Soccer at College

What is the difference between NCAA Division 1, Division 2, Division 3 and NAIA college soccer programs? How do you win the league? The national championship? Below we will examine soccer at college in more detail…

Did you know? There are more than 1,300 college teams in the USA!


Due to the fact that Americans love playoffs, every season comes to an exciting conclusion with a knockout tournament for teams that progressed from their respective conferences and regional playoffs. Thus, the last team standing will be crowned “National Champions” and each division (D1, D2, D3, NAIA and NJCAA has their own winning team).

Teams are members in one single conference, which usually consists of 8-14 other teams that will mostly be based in the same region. But, when you consider how big the US is, a local derby can still be a 6-hour bus ride, or the team may even need to fly to games! Playing soccer at college will enable you to travel on a regular basis!
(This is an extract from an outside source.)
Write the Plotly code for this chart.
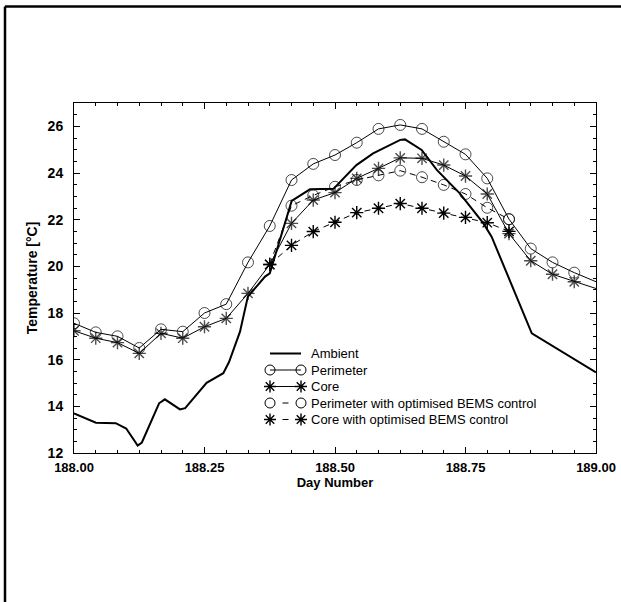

The top-ranked teams from conference play will be seeded based on their overall win/loss record throughout the regular season (approximately 18 games). Consequently, these teams will then progress to a more regional and national knockout tournament where you may end up travelling across the country to face teams from anywhere in the US!

Take a look at some previous clips from the national championships and get a feel for soccer at college!


The Soccer stadium on campus at Grand Canyon University holds more than 6,000 spectators!


May, June & July – Summer break – rest and individual preparation for pre-season.
August – Soccer at college officially begins with Pre-season in early August and regular season matches begin towards the middle/end of the month.
September – Regular season continues. Average of two games per week, training every day.
October – Regular season continues and, towards the end of the month, the Conference Championships begin.
November – Conference Championships conclude and the National Tournament begins.
December – National Tournament concludes in early December.
January – Spring training begins (approx. 5 sessions per week)
February –  Spring season begins (5-6 non-competitive matches).
March – Spring season continues.
April – Spring season concludes. End of school year.



Contest between players from the University of Maryland and the University of Virginia


In the US, college sport is a rite of passage for any budding professional athlete. American stars from the NFL, NBA and MLS will attend college before being picked up by professional teams towards the end of their education. Players such as Alessia Russo, Lucy Bronze, Jack Harrison and Rachel Daly have all been college athletes in the US before turning professional.

While it’s still incredibly tough to make it as a professional in any sport, the college environment provides those with the required talent and determination with a fantastic platform to potentially compete professionally in future.

The draft system in the US is where professional teams in different sports select from the very best college athletes. The players selected will be the most elite, as is the case anywhere else in the world, but they are not restricted to just US players. Many players from around the globe have profited from the US college system and now play as professionals either in the MLS, USL (US second tier) or in other international leagues.